> WHAT TO WORK ON: Reproduce the listing below exactly, beginning with its first line and ending with the line that holds "from bokeh.resources import INLINE"; pictures are not part of the copy.

> PROVIDED MATERIAL:
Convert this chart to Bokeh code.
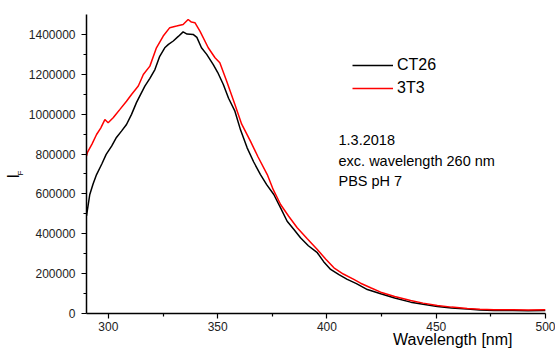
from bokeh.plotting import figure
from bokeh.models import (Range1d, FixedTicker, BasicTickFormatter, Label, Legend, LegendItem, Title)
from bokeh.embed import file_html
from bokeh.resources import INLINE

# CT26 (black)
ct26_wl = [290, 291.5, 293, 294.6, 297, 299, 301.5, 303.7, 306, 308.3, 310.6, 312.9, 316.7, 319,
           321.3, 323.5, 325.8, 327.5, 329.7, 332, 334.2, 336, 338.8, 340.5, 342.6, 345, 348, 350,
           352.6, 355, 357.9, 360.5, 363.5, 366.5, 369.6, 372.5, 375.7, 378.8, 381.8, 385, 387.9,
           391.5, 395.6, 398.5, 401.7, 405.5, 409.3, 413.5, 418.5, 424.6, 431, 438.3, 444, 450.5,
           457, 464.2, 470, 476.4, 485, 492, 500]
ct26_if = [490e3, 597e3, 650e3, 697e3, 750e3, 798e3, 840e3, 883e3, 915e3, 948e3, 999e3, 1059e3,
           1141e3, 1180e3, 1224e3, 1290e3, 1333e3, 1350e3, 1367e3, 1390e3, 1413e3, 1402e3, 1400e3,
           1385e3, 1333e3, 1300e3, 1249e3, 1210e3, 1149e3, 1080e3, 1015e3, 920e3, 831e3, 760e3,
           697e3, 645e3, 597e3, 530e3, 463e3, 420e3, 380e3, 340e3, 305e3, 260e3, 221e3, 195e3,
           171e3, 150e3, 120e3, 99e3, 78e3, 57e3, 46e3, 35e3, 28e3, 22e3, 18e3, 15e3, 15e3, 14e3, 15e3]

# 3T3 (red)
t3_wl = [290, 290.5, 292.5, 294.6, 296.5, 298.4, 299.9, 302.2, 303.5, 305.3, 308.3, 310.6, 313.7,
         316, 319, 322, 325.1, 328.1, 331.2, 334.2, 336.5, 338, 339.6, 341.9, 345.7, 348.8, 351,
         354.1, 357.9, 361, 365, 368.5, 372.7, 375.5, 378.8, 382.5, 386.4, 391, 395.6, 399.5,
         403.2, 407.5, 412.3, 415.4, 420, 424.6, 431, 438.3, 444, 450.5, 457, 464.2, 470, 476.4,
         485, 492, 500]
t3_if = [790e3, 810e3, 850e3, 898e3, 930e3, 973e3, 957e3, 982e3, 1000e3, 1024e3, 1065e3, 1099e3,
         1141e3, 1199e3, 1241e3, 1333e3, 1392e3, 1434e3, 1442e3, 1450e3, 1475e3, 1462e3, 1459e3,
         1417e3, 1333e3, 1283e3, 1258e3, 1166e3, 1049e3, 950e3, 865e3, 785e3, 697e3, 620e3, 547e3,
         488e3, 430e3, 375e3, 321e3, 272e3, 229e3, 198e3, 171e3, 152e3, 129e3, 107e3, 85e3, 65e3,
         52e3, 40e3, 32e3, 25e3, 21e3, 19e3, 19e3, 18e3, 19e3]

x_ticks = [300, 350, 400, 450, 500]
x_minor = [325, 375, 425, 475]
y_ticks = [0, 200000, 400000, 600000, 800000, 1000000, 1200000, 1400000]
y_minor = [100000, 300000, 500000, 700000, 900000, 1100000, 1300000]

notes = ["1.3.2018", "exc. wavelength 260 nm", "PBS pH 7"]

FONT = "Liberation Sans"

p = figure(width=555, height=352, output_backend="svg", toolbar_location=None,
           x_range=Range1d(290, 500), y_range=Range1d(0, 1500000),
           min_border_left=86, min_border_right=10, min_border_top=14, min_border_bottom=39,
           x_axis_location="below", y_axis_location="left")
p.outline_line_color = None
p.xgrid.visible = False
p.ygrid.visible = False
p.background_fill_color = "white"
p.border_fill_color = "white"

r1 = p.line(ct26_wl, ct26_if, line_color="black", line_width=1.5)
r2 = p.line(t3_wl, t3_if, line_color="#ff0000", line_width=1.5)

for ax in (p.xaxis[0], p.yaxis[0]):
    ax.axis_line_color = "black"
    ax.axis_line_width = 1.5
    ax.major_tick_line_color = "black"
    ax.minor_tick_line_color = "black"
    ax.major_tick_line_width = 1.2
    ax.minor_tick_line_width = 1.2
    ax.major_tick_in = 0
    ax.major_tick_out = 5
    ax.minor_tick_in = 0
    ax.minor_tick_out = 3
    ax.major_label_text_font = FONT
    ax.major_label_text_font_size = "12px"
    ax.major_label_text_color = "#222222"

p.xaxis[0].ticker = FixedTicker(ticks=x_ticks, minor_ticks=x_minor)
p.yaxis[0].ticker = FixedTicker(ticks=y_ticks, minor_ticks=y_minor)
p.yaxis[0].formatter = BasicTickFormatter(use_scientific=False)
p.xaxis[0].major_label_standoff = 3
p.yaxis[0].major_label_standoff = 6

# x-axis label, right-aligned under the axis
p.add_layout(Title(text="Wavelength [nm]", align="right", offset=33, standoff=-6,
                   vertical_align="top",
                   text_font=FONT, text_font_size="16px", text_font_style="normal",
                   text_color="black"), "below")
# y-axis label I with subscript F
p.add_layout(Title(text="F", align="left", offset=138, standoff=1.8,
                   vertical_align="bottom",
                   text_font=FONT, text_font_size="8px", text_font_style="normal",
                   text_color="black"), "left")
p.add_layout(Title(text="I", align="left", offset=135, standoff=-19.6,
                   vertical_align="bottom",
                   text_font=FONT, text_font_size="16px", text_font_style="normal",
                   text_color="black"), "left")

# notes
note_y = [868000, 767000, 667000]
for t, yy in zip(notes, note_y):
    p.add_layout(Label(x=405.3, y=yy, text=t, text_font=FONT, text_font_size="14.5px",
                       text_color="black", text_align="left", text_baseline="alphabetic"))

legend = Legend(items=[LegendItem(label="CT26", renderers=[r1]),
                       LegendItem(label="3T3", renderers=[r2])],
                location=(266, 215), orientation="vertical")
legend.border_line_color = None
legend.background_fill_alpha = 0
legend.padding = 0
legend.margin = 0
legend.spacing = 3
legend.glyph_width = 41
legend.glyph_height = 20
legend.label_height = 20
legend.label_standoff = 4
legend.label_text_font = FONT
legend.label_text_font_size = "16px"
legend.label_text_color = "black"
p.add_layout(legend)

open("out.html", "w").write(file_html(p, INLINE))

> WRITTEN RESPONSE:
Convert this chart to Bokeh code.
from bokeh.plotting import figure
from bokeh.models import (Range1d, FixedTicker, BasicTickFormatter, Label, Legend, LegendItem, Title)
from bokeh.embed import file_html
from bokeh.resources import INLINE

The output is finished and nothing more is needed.